[START EXERCISE INPUTS]

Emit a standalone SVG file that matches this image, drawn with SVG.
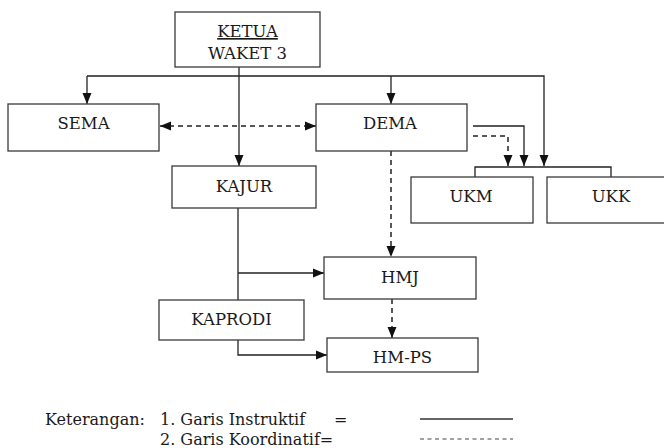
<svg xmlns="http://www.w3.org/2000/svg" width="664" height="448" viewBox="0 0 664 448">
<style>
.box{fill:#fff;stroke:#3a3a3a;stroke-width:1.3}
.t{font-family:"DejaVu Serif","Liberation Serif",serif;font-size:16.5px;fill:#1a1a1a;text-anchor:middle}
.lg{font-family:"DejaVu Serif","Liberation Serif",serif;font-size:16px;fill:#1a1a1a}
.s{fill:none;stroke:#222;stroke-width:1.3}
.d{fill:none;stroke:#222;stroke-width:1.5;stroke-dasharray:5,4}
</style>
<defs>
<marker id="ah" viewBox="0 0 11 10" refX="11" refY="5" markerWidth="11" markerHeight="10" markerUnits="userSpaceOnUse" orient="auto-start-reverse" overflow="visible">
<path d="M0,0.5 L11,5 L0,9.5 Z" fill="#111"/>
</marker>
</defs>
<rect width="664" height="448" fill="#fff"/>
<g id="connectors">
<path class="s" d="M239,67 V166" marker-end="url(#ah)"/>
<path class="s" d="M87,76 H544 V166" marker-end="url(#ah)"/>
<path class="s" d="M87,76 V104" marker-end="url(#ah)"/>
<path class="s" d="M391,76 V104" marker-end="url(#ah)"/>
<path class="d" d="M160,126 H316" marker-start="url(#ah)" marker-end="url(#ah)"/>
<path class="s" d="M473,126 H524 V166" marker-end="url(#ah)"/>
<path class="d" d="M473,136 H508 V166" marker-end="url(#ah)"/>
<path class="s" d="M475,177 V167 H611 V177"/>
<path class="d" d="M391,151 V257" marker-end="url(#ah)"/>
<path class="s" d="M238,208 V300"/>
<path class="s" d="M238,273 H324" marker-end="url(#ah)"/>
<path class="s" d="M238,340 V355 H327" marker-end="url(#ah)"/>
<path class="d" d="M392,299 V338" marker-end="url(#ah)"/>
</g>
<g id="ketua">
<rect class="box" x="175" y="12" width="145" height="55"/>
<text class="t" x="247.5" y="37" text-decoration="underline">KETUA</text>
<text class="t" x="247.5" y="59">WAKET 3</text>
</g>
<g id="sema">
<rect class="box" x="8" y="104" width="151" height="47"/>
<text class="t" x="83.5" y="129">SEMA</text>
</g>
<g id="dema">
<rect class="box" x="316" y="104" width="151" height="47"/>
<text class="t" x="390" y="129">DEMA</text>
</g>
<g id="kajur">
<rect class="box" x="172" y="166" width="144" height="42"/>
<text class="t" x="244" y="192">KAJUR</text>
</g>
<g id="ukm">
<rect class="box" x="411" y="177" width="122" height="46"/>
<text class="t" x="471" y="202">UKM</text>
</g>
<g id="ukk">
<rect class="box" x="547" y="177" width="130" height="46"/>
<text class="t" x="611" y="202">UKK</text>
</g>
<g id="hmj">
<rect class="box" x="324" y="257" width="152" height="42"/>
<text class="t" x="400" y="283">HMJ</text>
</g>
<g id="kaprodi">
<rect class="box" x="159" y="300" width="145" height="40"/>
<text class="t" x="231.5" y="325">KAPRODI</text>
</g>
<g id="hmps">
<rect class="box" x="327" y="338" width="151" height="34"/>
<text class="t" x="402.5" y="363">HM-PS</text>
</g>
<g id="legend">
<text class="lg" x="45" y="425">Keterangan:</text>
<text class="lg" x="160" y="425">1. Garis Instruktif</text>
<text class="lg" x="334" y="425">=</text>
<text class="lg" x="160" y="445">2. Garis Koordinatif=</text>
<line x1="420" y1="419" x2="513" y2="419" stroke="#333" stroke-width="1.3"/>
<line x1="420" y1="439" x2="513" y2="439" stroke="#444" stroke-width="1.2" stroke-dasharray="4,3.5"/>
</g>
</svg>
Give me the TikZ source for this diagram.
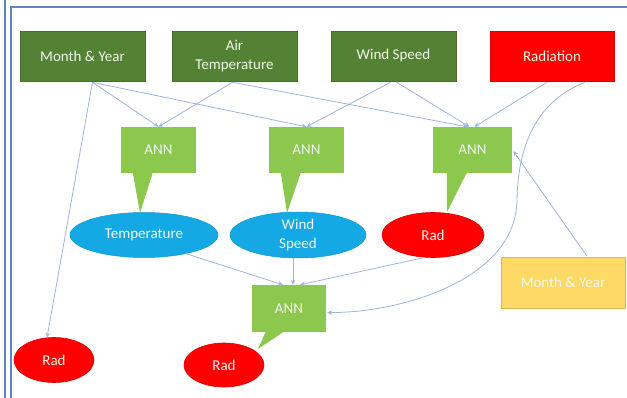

[END EXERCISE INPUTS]

## WRITTEN EXERCISE
Output the data exactly. Pictures don't belong in the result.

## ANSWER BELOW
Emit a standalone SVG file that matches this image, drawn with SVG.
<svg xmlns="http://www.w3.org/2000/svg" width="664" height="448" viewBox="0 0 664 448">
<style>
.box{fill:#fff;stroke:#3a3a3a;stroke-width:1.3}
.t{font-family:"DejaVu Serif","Liberation Serif",serif;font-size:16.5px;fill:#1a1a1a;text-anchor:middle}
.lg{font-family:"DejaVu Serif","Liberation Serif",serif;font-size:16px;fill:#1a1a1a}
.s{fill:none;stroke:#222;stroke-width:1.3}
.d{fill:none;stroke:#222;stroke-width:1.5;stroke-dasharray:5,4}
</style>
<defs>
<marker id="ah" viewBox="0 0 11 10" refX="11" refY="5" markerWidth="11" markerHeight="10" markerUnits="userSpaceOnUse" orient="auto-start-reverse" overflow="visible">
<path d="M0,0.5 L11,5 L0,9.5 Z" fill="#111"/>
</marker>
</defs>
<rect width="664" height="448" fill="#fff"/>
<g id="connectors">
<path class="s" d="M239,67 V166" marker-end="url(#ah)"/>
<path class="s" d="M87,76 H544 V166" marker-end="url(#ah)"/>
<path class="s" d="M87,76 V104" marker-end="url(#ah)"/>
<path class="s" d="M391,76 V104" marker-end="url(#ah)"/>
<path class="d" d="M160,126 H316" marker-start="url(#ah)" marker-end="url(#ah)"/>
<path class="s" d="M473,126 H524 V166" marker-end="url(#ah)"/>
<path class="d" d="M473,136 H508 V166" marker-end="url(#ah)"/>
<path class="s" d="M475,177 V167 H611 V177"/>
<path class="d" d="M391,151 V257" marker-end="url(#ah)"/>
<path class="s" d="M238,208 V300"/>
<path class="s" d="M238,273 H324" marker-end="url(#ah)"/>
<path class="s" d="M238,340 V355 H327" marker-end="url(#ah)"/>
<path class="d" d="M392,299 V338" marker-end="url(#ah)"/>
</g>
<g id="ketua">
<rect class="box" x="175" y="12" width="145" height="55"/>
<text class="t" x="247.5" y="37" text-decoration="underline">KETUA</text>
<text class="t" x="247.5" y="59">WAKET 3</text>
</g>
<g id="sema">
<rect class="box" x="8" y="104" width="151" height="47"/>
<text class="t" x="83.5" y="129">SEMA</text>
</g>
<g id="dema">
<rect class="box" x="316" y="104" width="151" height="47"/>
<text class="t" x="390" y="129">DEMA</text>
</g>
<g id="kajur">
<rect class="box" x="172" y="166" width="144" height="42"/>
<text class="t" x="244" y="192">KAJUR</text>
</g>
<g id="ukm">
<rect class="box" x="411" y="177" width="122" height="46"/>
<text class="t" x="471" y="202">UKM</text>
</g>
<g id="ukk">
<rect class="box" x="547" y="177" width="130" height="46"/>
<text class="t" x="611" y="202">UKK</text>
</g>
<g id="hmj">
<rect class="box" x="324" y="257" width="152" height="42"/>
<text class="t" x="400" y="283">HMJ</text>
</g>
<g id="kaprodi">
<rect class="box" x="159" y="300" width="145" height="40"/>
<text class="t" x="231.5" y="325">KAPRODI</text>
</g>
<g id="hmps">
<rect class="box" x="327" y="338" width="151" height="34"/>
<text class="t" x="402.5" y="363">HM-PS</text>
</g>
<g id="legend">
<text class="lg" x="45" y="425">Keterangan:</text>
<text class="lg" x="160" y="425">1. Garis Instruktif</text>
<text class="lg" x="334" y="425">=</text>
<text class="lg" x="160" y="445">2. Garis Koordinatif=</text>
<line x1="420" y1="419" x2="513" y2="419" stroke="#333" stroke-width="1.3"/>
<line x1="420" y1="439" x2="513" y2="439" stroke="#444" stroke-width="1.2" stroke-dasharray="4,3.5"/>
</g>
</svg>
Give me the TikZ source for this diagram.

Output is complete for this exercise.